The deep psychological appeal of games, which are really just a series of increasingly difficult challenges, is the belief that they can be won. Nowhere is this more clear to me than in the case of the Rubik’s Cube, which satisfies a universal fantasy: that if you just work hard enough and twist yourself through all of the possibilities, everything in the world that appears scrambled and incoherent will finally click into position and become perfectly aligned; that human ingenuity is enough to transform the most broken and chaotic system into something logical and orderly where every face of three-dimensional space shines with perfect uniformity.

I’d had a plan—I’d had multiple plans—in which a single mistake would have meant getting caught, and yet I hadn’t been: I’d made it out of the NSA, I’d made it out of the country. I had beaten the game. By every standard I could imagine, the hard part was over. But my imagination hadn’t been good enough, because the journalists I’d asked to come meet me weren’t showing up. They kept postponing, giving excuses, apologizing.

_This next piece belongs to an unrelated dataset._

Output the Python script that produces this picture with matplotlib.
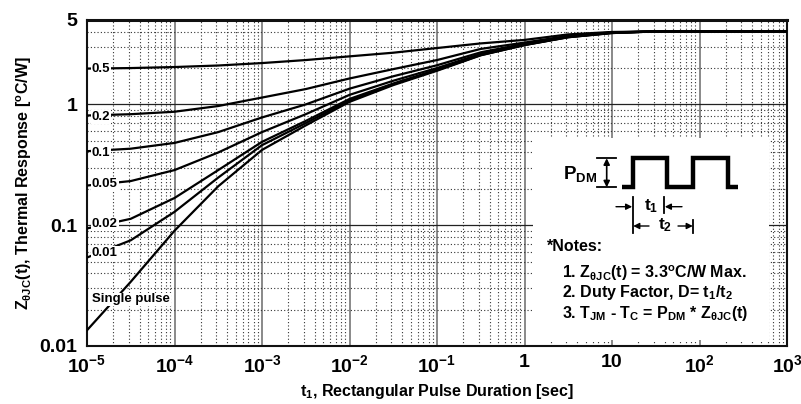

I knew that Laura Poitras—to whom I’d already sent a few documents and the promise of many more—was ready to fly any where from New York City at a moment’s notice, but she wasn’t going to come alone. She was busy trying to get Glenn Greenwald to commit, trying to get him to buy a new laptop that he wouldn’t put online. Trying to get him to install encryption programs so we could better communicate. And there I was, in Hong Kong, watching the clock tick away the hours, watching the calendar tick off the days, beseeching, begging: please come before the NSA realizes I’ve been gone from work too long. It was tough to think about all the lengths I’d gone to only to face the prospect of being left in Hong Kong high and dry. I tried to work up some sympathy for these journalists who seemed too busy or too nervous to lock down their travel plans, but then I’d recall just how little of the material for which I was risking everything would actually make it to the public if the police arrived first. I thought about my family and Lindsay and how foolish it was to have put my life in the hands of people who didn’t even know my name.

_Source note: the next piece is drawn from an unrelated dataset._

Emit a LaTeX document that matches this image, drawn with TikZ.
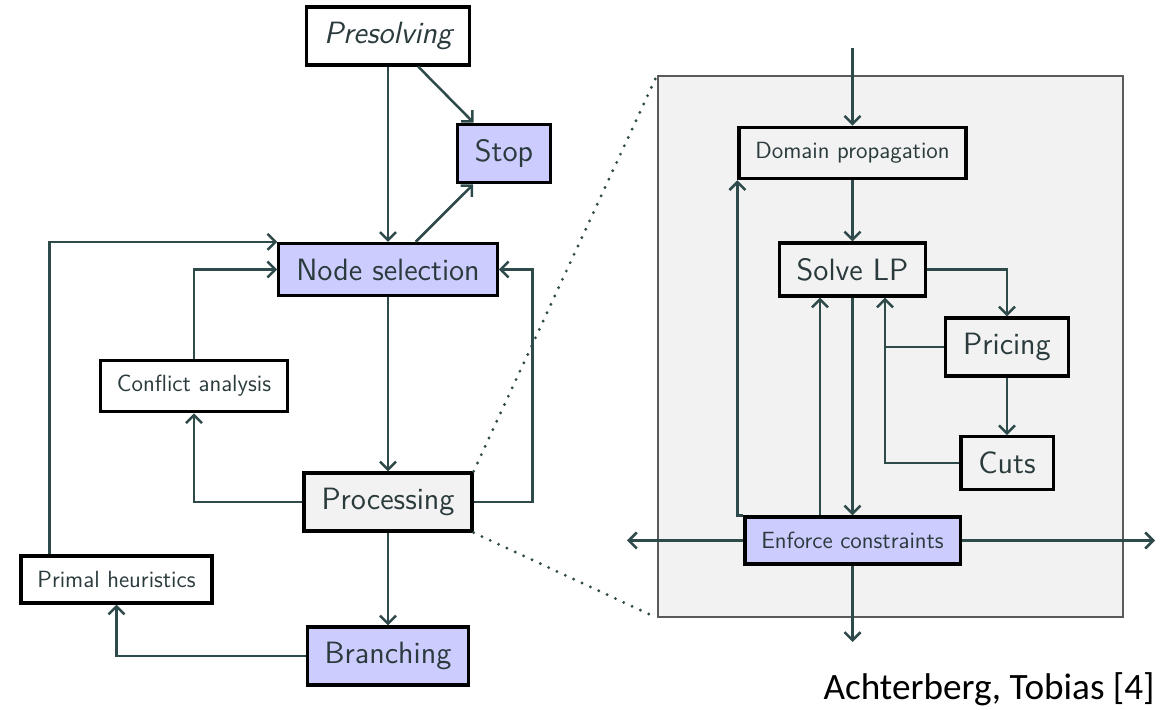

I barricaded myself in my room at the Mira Hotel, which I chose because of its central location in a crowded shopping and business district. I put the “Privacy Please—Do Not Disturb” sign on the door handle to keep housekeeping out. For ten days, I didn’t leave the room for fear of giving a foreign spy the chance to sneak in and bug the place. With the stakes so high, the only move I had was to wait. I converted the room into a poor man’s operations center, the invisible heart of the network of encrypted Internet tunnels from which I’d send increasingly shrill pleas to the absent emissaries of our free press. Then I’d stand at the window hoping for a reply, looking out onto the beautiful park I’d never visit. By the time Laura and Glenn finally arrived, I’d eaten every item on the room service menu.